[Problem requirements] Quote every line of the data below as it stands, omitting pictures.

[Information supplied]
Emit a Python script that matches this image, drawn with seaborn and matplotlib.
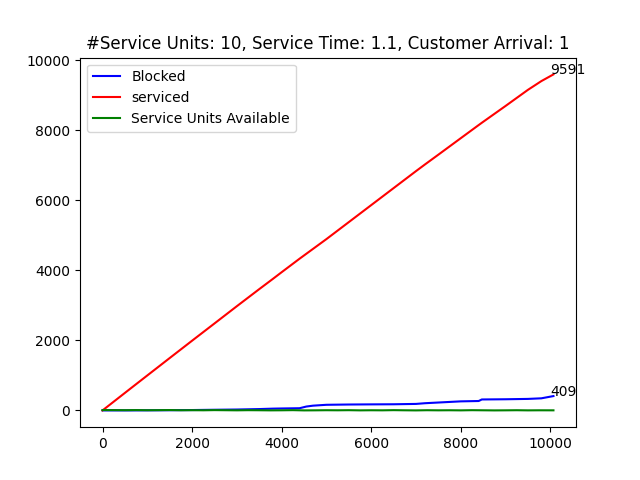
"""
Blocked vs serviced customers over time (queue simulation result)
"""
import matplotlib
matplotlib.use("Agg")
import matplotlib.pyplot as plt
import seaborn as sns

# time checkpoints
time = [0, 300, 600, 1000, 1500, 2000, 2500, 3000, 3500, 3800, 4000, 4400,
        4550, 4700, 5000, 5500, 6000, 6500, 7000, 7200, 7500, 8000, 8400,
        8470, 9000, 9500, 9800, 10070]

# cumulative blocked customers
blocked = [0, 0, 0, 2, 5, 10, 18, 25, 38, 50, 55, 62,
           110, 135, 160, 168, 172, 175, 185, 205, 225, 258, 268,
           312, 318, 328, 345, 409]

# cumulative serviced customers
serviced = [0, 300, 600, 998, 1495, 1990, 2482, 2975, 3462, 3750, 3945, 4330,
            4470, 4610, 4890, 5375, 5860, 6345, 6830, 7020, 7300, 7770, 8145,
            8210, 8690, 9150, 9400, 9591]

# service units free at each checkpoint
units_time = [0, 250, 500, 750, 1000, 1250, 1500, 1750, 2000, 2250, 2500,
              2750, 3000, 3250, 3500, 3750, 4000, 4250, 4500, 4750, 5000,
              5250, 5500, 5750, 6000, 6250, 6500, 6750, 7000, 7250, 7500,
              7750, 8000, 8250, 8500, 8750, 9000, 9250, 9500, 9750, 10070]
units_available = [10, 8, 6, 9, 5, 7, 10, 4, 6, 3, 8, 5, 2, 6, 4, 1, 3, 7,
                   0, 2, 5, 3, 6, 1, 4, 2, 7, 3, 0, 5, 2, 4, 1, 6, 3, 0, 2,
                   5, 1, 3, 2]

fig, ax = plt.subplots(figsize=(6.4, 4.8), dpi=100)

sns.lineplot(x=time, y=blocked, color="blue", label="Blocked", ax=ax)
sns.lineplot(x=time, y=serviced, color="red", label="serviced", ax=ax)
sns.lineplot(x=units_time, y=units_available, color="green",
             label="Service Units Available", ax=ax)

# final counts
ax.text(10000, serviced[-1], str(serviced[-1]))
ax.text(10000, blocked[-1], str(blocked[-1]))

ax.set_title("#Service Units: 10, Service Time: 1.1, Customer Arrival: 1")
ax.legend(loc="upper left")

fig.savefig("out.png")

[The answer]
Emit a Python script that matches this image, drawn with seaborn and matplotlib.
"""
Blocked vs serviced customers over time (queue simulation result)
"""
import matplotlib
matplotlib.use("Agg")
import matplotlib.pyplot as plt
import seaborn as sns

# time checkpoints
time = [0, 300, 600, 1000, 1500, 2000, 2500, 3000, 3500, 3800, 4000, 4400,
        4550, 4700, 5000, 5500, 6000, 6500, 7000, 7200, 7500, 8000, 8400,
        8470, 9000, 9500, 9800, 10070]

# cumulative blocked customers
blocked = [0, 0, 0, 2, 5, 10, 18, 25, 38, 50, 55, 62,
           110, 135, 160, 168, 172, 175, 185, 205, 225, 258, 268,
           312, 318, 328, 345, 409]

# cumulative serviced customers
serviced = [0, 300, 600, 998, 1495, 1990, 2482, 2975, 3462, 3750, 3945, 4330,
            4470, 4610, 4890, 5375, 5860, 6345, 6830, 7020, 7300, 7770, 8145,
            8210, 8690, 9150, 9400, 9591]

# service units free at each checkpoint
units_time = [0, 250, 500, 750, 1000, 1250, 1500, 1750, 2000, 2250, 2500,
              2750, 3000, 3250, 3500, 3750, 4000, 4250, 4500, 4750, 5000,
              5250, 5500, 5750, 6000, 6250, 6500, 6750, 7000, 7250, 7500,
              7750, 8000, 8250, 8500, 8750, 9000, 9250, 9500, 9750, 10070]
units_available = [10, 8, 6, 9, 5, 7, 10, 4, 6, 3, 8, 5, 2, 6, 4, 1, 3, 7,
                   0, 2, 5, 3, 6, 1, 4, 2, 7, 3, 0, 5, 2, 4, 1, 6, 3, 0, 2,
                   5, 1, 3, 2]

fig, ax = plt.subplots(figsize=(6.4, 4.8), dpi=100)

sns.lineplot(x=time, y=blocked, color="blue", label="Blocked", ax=ax)
sns.lineplot(x=time, y=serviced, color="red", label="serviced", ax=ax)
sns.lineplot(x=units_time, y=units_available, color="green",
             label="Service Units Available", ax=ax)

# final counts
ax.text(10000, serviced[-1], str(serviced[-1]))
ax.text(10000, blocked[-1], str(blocked[-1]))

ax.set_title("#Service Units: 10, Service Time: 1.1, Customer Arrival: 1")
ax.legend(loc="upper left")

fig.savefig("out.png")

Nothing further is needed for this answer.